_Recorded information_.
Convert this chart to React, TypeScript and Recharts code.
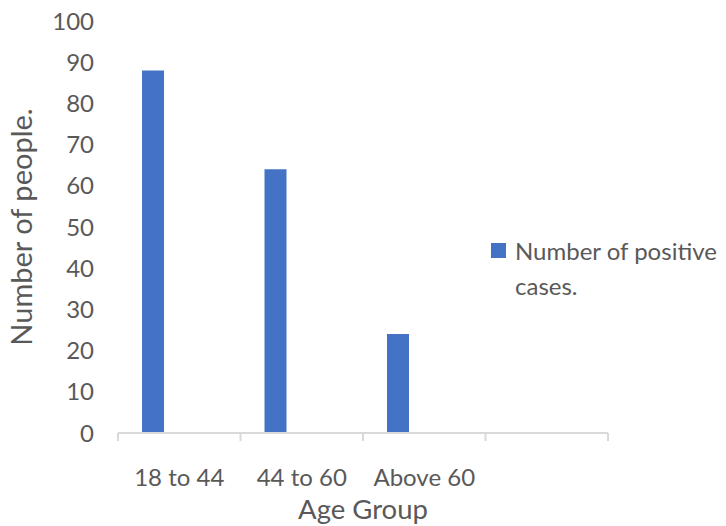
import { BarChart, Bar, XAxis, YAxis, Legend, Label } from 'recharts'

const categories = ['18 to 44', '44 to 60', 'Above 60', '']
const positiveCases = [88, 64, 24, null]
// Excel's sheet had an empty second series; it only takes its slot in each group
const emptySeries = [null, null, null, null]
const yTicks = [0, 10, 20, 30, 40, 50, 60, 70, 80, 90, 100]

const BLUE = '#4472C4'
const TEXT = '#595959'
const AXIS = '#D9D9D9'
const FONT = 'Lato, "Liberation Sans", sans-serif'
const TICK_SIZE = 8
const TICK_MARGIN = 28

const data = categories.map((age, i) => ({
  age,
  cases: positiveCases[i],
  empty: emptySeries[i],
}))

function AgeTick(props: any) {
  const { x, y, payload, index } = props
  const half = payload.offset > 0 ? payload.offset : props.width / categories.length / 2
  const top = y - TICK_MARGIN - TICK_SIZE
  const bottom = y - TICK_MARGIN
  return (
    <g>
      <line x1={x - half} x2={x - half} y1={top} y2={bottom} stroke={AXIS} strokeWidth={2} />
      {index === categories.length - 1 && (
        <line x1={x + half} x2={x + half} y1={top} y2={bottom} stroke={AXIS} strokeWidth={2} />
      )}
      <text x={x} y={y} dy="0.71em" textAnchor="middle" fill={TEXT} fontSize={24} fontFamily={FONT}>
        {payload.value}
      </text>
    </g>
  )
}

function CasesLegend(props: any) {
  const item = (props.payload || [])[0]
  if (!item) return null
  return (
    <div style={{ display: 'flex', alignItems: 'flex-start', fontFamily: FONT, fontSize: 24, color: TEXT, lineHeight: '35px' }}>
      <div style={{ width: 15, height: 15, background: item.color, marginTop: 10, marginRight: 9, flex: 'none' }} />
      <div style={{ width: 210 }}>{item.value}</div>
    </div>
  )
}

export default function App() {
  return (
    <div style={{ position: 'absolute', left: 0, top: 0, background: '#fff' }}>
      <BarChart width={726} height={526} data={data}
        margin={{ top: 21, right: 118, bottom: 0, left: 0 }}
        barSize={22} barGap={30}>
        <XAxis dataKey="age" height={93} interval={0}
          axisLine={{ stroke: AXIS, strokeWidth: 2 }} tickLine={false}
          tickSize={TICK_SIZE} tickMargin={TICK_MARGIN} tick={<AgeTick />}>
          <Label value="Age Group" position="insideBottom" offset={7}
            style={{ fill: TEXT, fontSize: 27.5, fontFamily: FONT }} />
        </XAxis>
        <YAxis width={118} domain={[0, 100]} ticks={yTicks} interval={0}
          axisLine={false} tickLine={false} tickMargin={18}
          tick={{ fill: TEXT, fontSize: 24, fontFamily: FONT }}>
          <Label value="Number of people." angle={-90} position="insideLeft" offset={26} dx={-4}
            style={{ fill: TEXT, fontSize: 29, fontFamily: FONT, textAnchor: 'middle' }} />
        </YAxis>
        <Legend layout="vertical" align="center" verticalAlign="middle"
          content={<CasesLegend />}
          wrapperStyle={{ left: 491, top: 233, width: 235 }} />
        <Bar dataKey="cases" name="Number of positive cases." fill={BLUE} isAnimationActive={false} />
        <Bar dataKey="empty" name="empty" fill={BLUE} legendType="none" isAnimationActive={false} />
      </BarChart>
    </div>
  )
}
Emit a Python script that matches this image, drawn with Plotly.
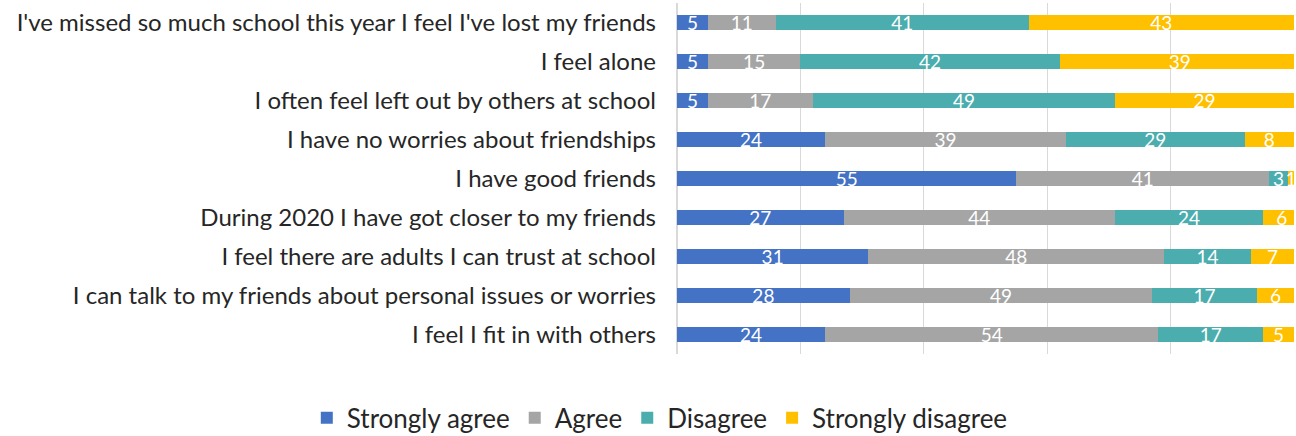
import plotly.graph_objects as go

categories = [
    "I've missed so much school this year I feel I've lost my friends",
    "I feel alone",
    "I often feel left out by others at school",
    "I have no worries about friendships",
    "I have good friends",
    "During 2020 I have got closer to my friends",
    "I feel there are adults I can trust at school",
    "I can talk to my friends about personal issues or worries",
    "I feel I fit in with others",
]
series_names = ["Strongly agree", "Agree", "Disagree", "Strongly disagree"]
strongly_agree = [5, 5, 5, 24, 55, 27, 31, 28, 24]
agree = [11, 15, 17, 39, 41, 44, 48, 49, 54]
disagree = [41, 42, 49, 29, 3, 24, 14, 17, 17]
strongly_disagree = [43, 39, 29, 8, 1, 6, 7, 6, 5]

colors = ["#4472C4", "#A5A5A5", "#4BADAE", "#FFC000"]
values = [strongly_agree, agree, disagree, strongly_disagree]

FONT = "Lato"
fig = go.Figure()
for name, vals, col in zip(series_names, values, colors):
    fig.add_trace(go.Bar(
        y=categories, x=vals, name=name, orientation="h",
        marker=dict(color=col, line=dict(width=0)),
        text=[str(v) for v in vals], textposition="inside", textangle=0,
        insidetextanchor="middle", constraintext="none",
        textfont=dict(color="white", size=19, family=FONT),
    ))

fig.update_layout(
    barmode="stack", bargap=0.6,
    width=1296, height=436,
    margin=dict(l=677, r=2, t=3, b=82, autoexpand=False),
    plot_bgcolor="white", paper_bgcolor="white",
    font=dict(family=FONT, size=24, color="#262626"),
    showlegend=True,
    legend=dict(orientation="h", x=-0.6, xanchor="left", y=-0.182, yanchor="middle",
                font=dict(size=26, color="#262626"), itemwidth=30, traceorder="normal"),
)
fig.update_xaxes(range=[0, 100], dtick=20, showgrid=True, gridcolor="#D9D9D9", gridwidth=1,
                 showticklabels=False, zeroline=True, zerolinecolor="#D9D9D9", showline=False)
fig.update_yaxes(autorange="reversed", showgrid=False, ticks="", ticklabelstandoff=20,
                 showline=False)
fig.write_html("out.html")
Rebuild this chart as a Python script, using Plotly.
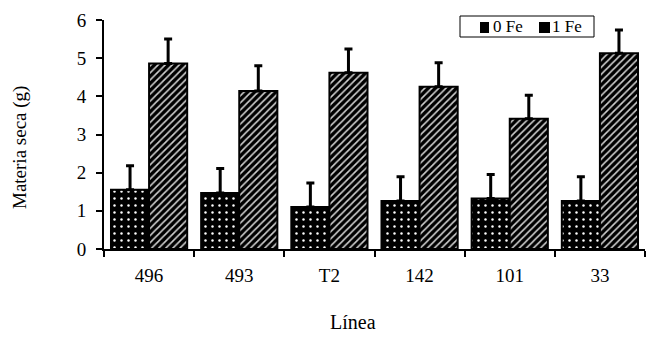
import plotly.graph_objects as go

categories = ["496", "493", "T2", "142", "101", "33"]
fe0_values = [1.55, 1.47, 1.10, 1.26, 1.32, 1.26]
fe0_errors = [0.63, 0.64, 0.63, 0.63, 0.63, 0.63]
fe1_values = [4.86, 4.14, 4.62, 4.25, 3.41, 5.13]
fe1_errors = [0.64, 0.66, 0.62, 0.63, 0.62, 0.61]
y_ticks = [0, 1, 2, 3, 4, 5, 6]
series_names = ["0 Fe", "1 Fe"]

font = "Liberation Serif, Times New Roman, serif"

# page offset from the default 8px body margin
OFF = 8
W, H = 659 - OFF, 339 - OFF
ML, MR, MT, MB = 104 - OFF, 14, 20 - OFF, 90
PW = W - ML - MR
PH = H - MT - MB


def px_x(p):  # page pixel -> paper x
    return (p - OFF - ML) / PW


def px_y(p):  # page pixel -> paper y
    return (H - MB - (p - OFF)) / PH


fig = go.Figure()
fig.add_trace(go.Bar(
    name=series_names[0], x=categories, y=fe0_values,
    marker=dict(color="black", line=dict(color="black", width=2),
                pattern=dict(shape=".", fgcolor="white", bgcolor="black",
                             size=7, solidity=0.1, fillmode="replace")),
    error_y=dict(type="data", array=fe0_errors, arrayminus=[0]*len(fe0_errors),
                 symmetric=False, color="black", thickness=3, width=4),
))
fig.add_trace(go.Bar(
    name=series_names[1], x=categories, y=fe1_values,
    marker=dict(color="black", line=dict(color="black", width=2),
                pattern=dict(shape="/", fgcolor="#d0d0d0", bgcolor="black",
                             size=5, solidity=0.32, fillmode="replace")),
    error_y=dict(type="data", array=fe1_errors, arrayminus=[0]*len(fe1_errors),
                 symmetric=False, color="black", thickness=3, width=4),
))

shapes = [
    dict(type="rect", xref="paper", yref="paper", x0=px_x(460), x1=px_x(594),
         y0=px_y(37), y1=px_y(16), line=dict(color="black", width=1),
         fillcolor="white", layer="above"),
    dict(type="rect", xref="paper", yref="paper", x0=px_x(480), x1=px_x(489),
         y0=px_y(33), y1=px_y(22), line=dict(width=0), fillcolor="black", layer="above"),
    dict(type="rect", xref="paper", yref="paper", x0=px_x(539), x1=px_x(550),
         y0=px_y(33), y1=px_y(22), line=dict(width=0), fillcolor="black", layer="above"),
]

annotations = [
    dict(text=series_names[0], x=px_x(491), y=px_y(27), xref="paper", yref="paper",
         showarrow=False, xanchor="left", yanchor="middle",
         font=dict(family=font, size=17)),
    dict(text=series_names[1], x=px_x(550), y=px_y(27), xref="paper", yref="paper",
         showarrow=False, xanchor="left", yanchor="middle",
         font=dict(family=font, size=17)),
    dict(text="Línea", x=px_x(353), y=px_y(322), xref="paper", yref="paper",
         showarrow=False, font=dict(family=font, size=20),
         xanchor="center", yanchor="middle"),
    dict(text="Materia seca (g)", x=px_x(20), y=px_y(148), xref="paper", yref="paper",
         showarrow=False, textangle=-90, font=dict(family=font, size=19),
         xanchor="center", yanchor="middle"),
]

fig.update_layout(
    width=W, height=H,
    margin=dict(l=ML, r=MR, t=MT, b=MB, autoexpand=False),
    plot_bgcolor="white", paper_bgcolor="white",
    barmode="group", bargap=0.155, bargroupgap=0,
    font=dict(family=font, size=19, color="black"),
    showlegend=False,
    xaxis=dict(showline=True, linecolor="black", linewidth=2, ticks="outside",
               tickson="boundaries", ticklen=6, tickwidth=2, tickcolor="black",
               showgrid=False, tickfont=dict(family=font, size=19),
               ticklabelstandoff=8),
    yaxis=dict(range=[0, 6], tickvals=y_ticks, showline=True, linecolor="black",
               linewidth=2, ticks="outside", ticklen=6, tickwidth=2, tickcolor="black",
               showgrid=False, zeroline=False, tickfont=dict(family=font, size=19),
               ticklabelstandoff=6),
    shapes=shapes,
    annotations=annotations,
)

fig.write_html("out.html")
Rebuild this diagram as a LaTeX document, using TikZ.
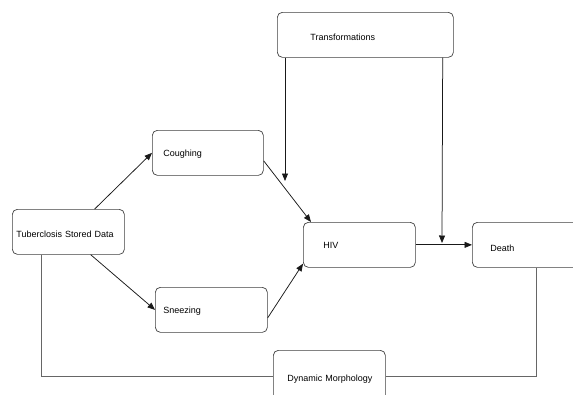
\documentclass[tikz,border=0pt]{standalone}
\usepackage{fontspec}
\setmainfont{Liberation Sans}
\usetikzlibrary{arrows.meta}
\begin{document}
\begin{tikzpicture}[x=1pt,y=-1pt,
  box/.style={draw=black!75, line width=0.7pt, rounded corners=5pt, anchor=north west,
    minimum height=45pt, align=left, font=\fontsize{9}{10}\selectfont, inner ysep=0pt, text depth=2pt},
  arr/.style={draw=black!90, line width=0.75pt, -{Triangle[length=7.5pt,width=6pt]}},
  plain/.style={draw=black!60, line width=0.8pt}]
\useasboundingbox (0,0) rectangle (573,394);
\clip (0,0) rectangle (573,394);
\fill[white] (0,0) rectangle (573,394);
\node[box, inner xsep=4pt, text width=104pt, text height=12.5pt] (tb) at (12,209) {\mbox{Tuberclosis Stored Data}};
\node[box, inner xsep=11pt, text width=89pt, text height=8.5pt] (cough) at (152,130) {Coughing};
\node[box, inner xsep=8pt, text width=96pt, text height=8.5pt] (sneeze) at (155,287) {Sneezing};
\node[box, inner xsep=20pt, text width=72pt, text height=8.5pt] (hiv) at (303,222) {HIV};
\node[box, inner xsep=18pt, text width=92pt, text height=14.5pt] (death) at (472,222) {Death};
\node[box, inner xsep=33pt, text width=110pt, text height=12.5pt] (trans) at (277,12) {Transformations};
\node[box, inner xsep=14pt, text width=84pt, minimum height=52pt, text height=12.5pt] (dm) at (273,350) {\mbox{Dynamic Morphology}};
\coordinate (c1) at (285,181);
\coordinate (c2) at (442,243);
\draw[arr] ([xshift=-30pt]tb.north east) -- (cough.west);
\draw[arr] ([xshift=-34pt]tb.south east) -- (sneeze.west);
\draw[arr] ([yshift=-8pt]cough.east) -- ([xshift=8pt]hiv.north west);
\draw[arr] ([yshift=-8pt]sneeze.east) -- ([yshift=4pt]hiv.south west);
\draw[arr] ([xshift=8pt]trans.south west) -- (c1);
\draw[arr] ([xshift=-11pt]trans.south east) -- (c2);
\draw[arr] (hiv.east) -- (death.west);
\draw[plain] ([xshift=29pt]tb.south west) |- (dm.west);
\draw[plain] (death.south) |- (dm.east);
\end{tikzpicture}
\end{document}
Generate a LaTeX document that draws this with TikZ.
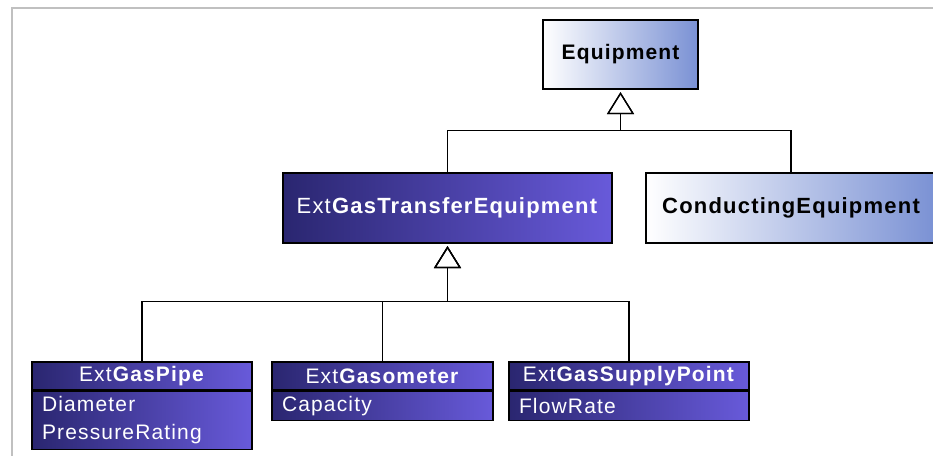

_Exercise prompt_.
Repeat verbatim the range of lines that opens at the line containing "Rebuild this diagram" and closes at the last line of the entries, excluding all pictures.

_Task output_.
Rebuild this diagram as a LaTeX document, using TikZ.
\documentclass[tikz,border=0pt]{standalone}
\usepackage{fontspec}
\setmainfont{Liberation Sans}
\usetikzlibrary{arrows.meta}
\begin{document}
\begin{tikzpicture}[x=1pt,y=-1pt,
  box/.style={draw=black!75, line width=0.7pt, rounded corners=5pt, anchor=north west,
    minimum height=45pt, align=left, font=\fontsize{9}{10}\selectfont, inner ysep=0pt, text depth=2pt},
  arr/.style={draw=black!90, line width=0.75pt, -{Triangle[length=7.5pt,width=6pt]}},
  plain/.style={draw=black!60, line width=0.8pt}]
\useasboundingbox (0,0) rectangle (573,394);
\clip (0,0) rectangle (573,394);
\fill[white] (0,0) rectangle (573,394);
\node[box, inner xsep=4pt, text width=104pt, text height=12.5pt] (tb) at (12,209) {\mbox{Tuberclosis Stored Data}};
\node[box, inner xsep=11pt, text width=89pt, text height=8.5pt] (cough) at (152,130) {Coughing};
\node[box, inner xsep=8pt, text width=96pt, text height=8.5pt] (sneeze) at (155,287) {Sneezing};
\node[box, inner xsep=20pt, text width=72pt, text height=8.5pt] (hiv) at (303,222) {HIV};
\node[box, inner xsep=18pt, text width=92pt, text height=14.5pt] (death) at (472,222) {Death};
\node[box, inner xsep=33pt, text width=110pt, text height=12.5pt] (trans) at (277,12) {Transformations};
\node[box, inner xsep=14pt, text width=84pt, minimum height=52pt, text height=12.5pt] (dm) at (273,350) {\mbox{Dynamic Morphology}};
\coordinate (c1) at (285,181);
\coordinate (c2) at (442,243);
\draw[arr] ([xshift=-30pt]tb.north east) -- (cough.west);
\draw[arr] ([xshift=-34pt]tb.south east) -- (sneeze.west);
\draw[arr] ([yshift=-8pt]cough.east) -- ([xshift=8pt]hiv.north west);
\draw[arr] ([yshift=-8pt]sneeze.east) -- ([yshift=4pt]hiv.south west);
\draw[arr] ([xshift=8pt]trans.south west) -- (c1);
\draw[arr] ([xshift=-11pt]trans.south east) -- (c2);
\draw[arr] (hiv.east) -- (death.west);
\draw[plain] ([xshift=29pt]tb.south west) |- (dm.west);
\draw[plain] (death.south) |- (dm.east);
\end{tikzpicture}
\end{document}
Generate a LaTeX document that draws this with TikZ.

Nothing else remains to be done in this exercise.